The catastrophic failure of the floodwalls and levees that the corps had built took hundreds of lives and destroyed thousands of homes and businesses. Reviews by government and independent experts, as well as the corps itself, uncovered colossal blunders in the design and construction of the region's flood protection system.

Those fatal missteps are the best argument for an independent peer review of corps projects. They are also the reason why such a review remains vital and urgent, as the agency is rebuilding and upgrading our hurricane protection.

U.S. Sens. Russ Feingold and John McCain have reintroduced a bill they first proposed in Congress last session requiring peer review for corps projects costing more than $40 million. The review also would be conducted if requested by the governor in an affected state, the head of a federal agency or the secretary of the Army.

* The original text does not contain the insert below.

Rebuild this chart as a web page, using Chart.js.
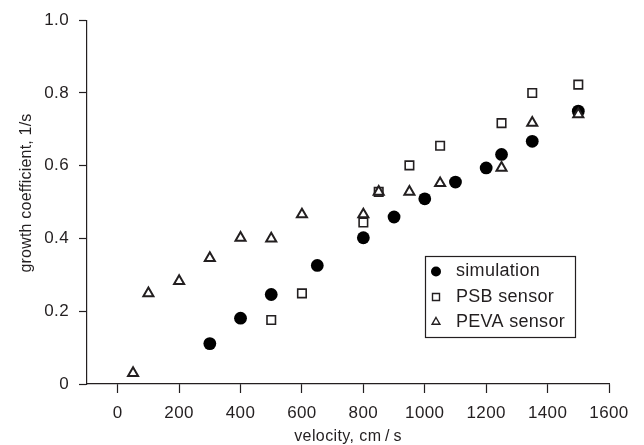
<!DOCTYPE html>
<html><head><meta charset="utf-8">
<script src="https://cdn.jsdelivr.net/npm/chart.js@4/dist/chart.umd.min.js"></script>
<style>html,body{margin:0;padding:0;background:#fff}#wrap{width:644px;height:445px}</style>
</head><body><div id="wrap"><canvas id="c" width="644" height="445"></canvas></div>
<script>
const simVelocity = [300, 400, 500, 650, 800, 900, 1000, 1100, 1200, 1250, 1350, 1500];
const simGrowth   = [0.111, 0.181, 0.246, 0.326, 0.402, 0.459, 0.509, 0.555, 0.594, 0.631, 0.667, 0.750];
const psbVelocity = [500, 600, 800, 850, 950, 1050, 1250, 1350, 1500];
const psbGrowth   = [0.176, 0.249, 0.444, 0.528, 0.601, 0.655, 0.717, 0.800, 0.823];
const pevaVelocity = [50, 100, 200, 300, 400, 500, 600, 800, 850, 950, 1050, 1250, 1350, 1500];
const pevaGrowth   = [0.030, 0.249, 0.283, 0.346, 0.402, 0.400, 0.466, 0.466, 0.528, 0.528, 0.552, 0.594, 0.718, 0.741];
const xTickValues = [0, 200, 400, 600, 800, 1000, 1200, 1400, 1600];
const yTickValues = [0, 0.2, 0.4, 0.6, 0.8, 1.0];
const seriesNames = ['simulation', 'PSB sensor', 'PEVA sensor'];
const xTitle = 'velocity, cm\u2009/\u2009s';
const yTitle = 'growth coefficient, 1/s';

const INK = '#231f20';
const FONT = '"Liberation Sans", Arial, Helvetica, sans-serif';

function pts(xs, ys) { return xs.map((x, i) => ({ x: x, y: ys[i] })); }

const spacingPlugin = {
  id: 'spacing',
  beforeInit(chart) { chart.ctx.letterSpacing = '0.4px'; },
  beforeUpdate(chart) { chart.ctx.letterSpacing = '0.4px'; },
  beforeDraw(chart) { chart.ctx.letterSpacing = '0.4px'; }
};

const yTitlePlugin = {
  id: 'yTitle',
  afterDraw(chart) {
    const ctx = chart.ctx;
    ctx.save();
    ctx.translate(27, 193);
    ctx.rotate(-Math.PI / 2);
    ctx.letterSpacing = '0.2px';
    ctx.font = '16px ' + FONT;
    ctx.fillStyle = INK;
    ctx.textAlign = 'center';
    ctx.textBaseline = 'middle';
    ctx.fillText(yTitle, 0, 0);
    ctx.restore();
  }
};

const legendPlugin = {
  id: 'boxLegend',
  afterDraw(chart) {
    const ctx = chart.ctx;
    const bx = 425.5, by = 256.5, bw = 150, bh = 81;
    ctx.save();
    ctx.fillStyle = '#fff';
    ctx.fillRect(bx, by, bw, bh);
    ctx.strokeStyle = INK;
    ctx.lineWidth = 1.2;
    ctx.strokeRect(bx, by, bw, bh);
    const rows = [271.5, 297, 322];
    const mx = 436;
    chart.data.datasets.forEach((ds, i) => {
      const y = rows[i];
      ctx.lineWidth = 1.4;
      ctx.strokeStyle = INK;
      ctx.fillStyle = ds.pointBackgroundColor;
      ctx.beginPath();
      if (ds.pointStyle === 'circle') {
        ctx.arc(mx, y, 5, 0, Math.PI * 2);
        ctx.fill();
      } else if (ds.pointStyle === 'rect') {
        ctx.rect(mx - 3.5, y - 3.5, 7, 7);
        ctx.fill(); ctx.stroke();
      } else {
        const r = 4.5;
        ctx.moveTo(mx, y - r);
        ctx.lineTo(mx + r * Math.sin(2 * Math.PI / 3), y - r * Math.cos(2 * Math.PI / 3));
        ctx.lineTo(mx + r * Math.sin(4 * Math.PI / 3), y - r * Math.cos(4 * Math.PI / 3));
        ctx.closePath();
        ctx.fill(); ctx.stroke();
      }
      ctx.fillStyle = INK;
      ctx.letterSpacing = '0.3px';
      ctx.font = '18px ' + FONT;
      ctx.textBaseline = 'middle';
      ctx.textAlign = 'left';
      ctx.fillText(ds.label, 456, y);
    });
    ctx.restore();
  }
};

new Chart(document.getElementById('c'), {
  type: 'scatter',
  data: {
    datasets: [
      { label: seriesNames[0], data: pts(simVelocity, simGrowth), pointStyle: 'circle', pointRadius: 6.4,
        pointBackgroundColor: '#000', pointBorderColor: '#000', pointBorderWidth: 0, order: 3 },
      { label: seriesNames[1], data: pts(psbVelocity, psbGrowth), pointStyle: 'rect', pointRadius: 6,
        pointBackgroundColor: '#fff', pointBorderColor: INK, pointBorderWidth: 1.6, order: 2 },
      { label: seriesNames[2], data: pts(pevaVelocity, pevaGrowth), pointStyle: 'triangle', pointRadius: 5.8,
        pointBackgroundColor: '#fff', pointBorderColor: INK, pointBorderWidth: 2, order: 1 }
    ]
  },
  options: {
    responsive: false,
    devicePixelRatio: 1,
    animation: false,
    layout: { padding: { top: 19, right: 35, left: 0, bottom: 0 } },
    plugins: { legend: { display: false }, tooltip: { enabled: false } },
    scales: {
      x: {
        type: 'linear', min: -100, max: 1600,
        afterBuildTicks: s => { s.ticks = xTickValues.map(v => ({ value: v })); },
        afterFit: s => { s.height = 61; },
        grid: { display: true, drawOnChartArea: false, drawTicks: true, tickLength: 9, tickColor: INK, tickWidth: 1.2 },
        border: { display: true, color: INK, width: 1.2 },
        ticks: { color: INK, font: { family: FONT, size: 17 }, padding: 10, maxRotation: 0, autoSkip: false,
                 callback: v => String(v) },
        title: { display: true, text: xTitle, color: INK, font: { family: FONT, size: 16, lineHeight: 1.0 }, padding: { top: 0, bottom: 0 } }
      },
      y: {
        type: 'linear', min: 0, max: 1.0,
        afterBuildTicks: s => { s.ticks = yTickValues.map(v => ({ value: v })); },
        afterFit: s => { s.width = 87; },
        grid: { display: true, drawOnChartArea: false, drawTicks: true, tickLength: 8, tickColor: INK, tickWidth: 1.2 },
        border: { display: true, color: INK, width: 1.2 },
        ticks: { color: INK, font: { family: FONT, size: 17 }, padding: 10, autoSkip: false,
                 callback: v => (v === 0 ? '0' : v.toFixed(1)) },
        title: { display: false }
      }
    }
  },
  plugins: [spacingPlugin, yTitlePlugin, legendPlugin]
});
</script></body></html>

The main elements of their legislation were incorporated into a water resources bill that died in conference committee last year.

The Feingold-McCain proposal would create the type of oversight the agency needs. It would cover most of the corps' large projects and keep the review outside of agency's control. A sham reform offered by a competing proposal last year would have required a review in only a small number of projects and put the corps in charge of policing itself.

But Louisiana Sen. David Vitter is raising valid concerns about the Feingold-McCain plan that should be addressed. As proposed, projects would be reviewed individually, instead of as part of a system. That could repeat one of the flaws identified by the corps' own investigation of the levee failures, which concluded that New Orleans' hurricane protection was a system only in name.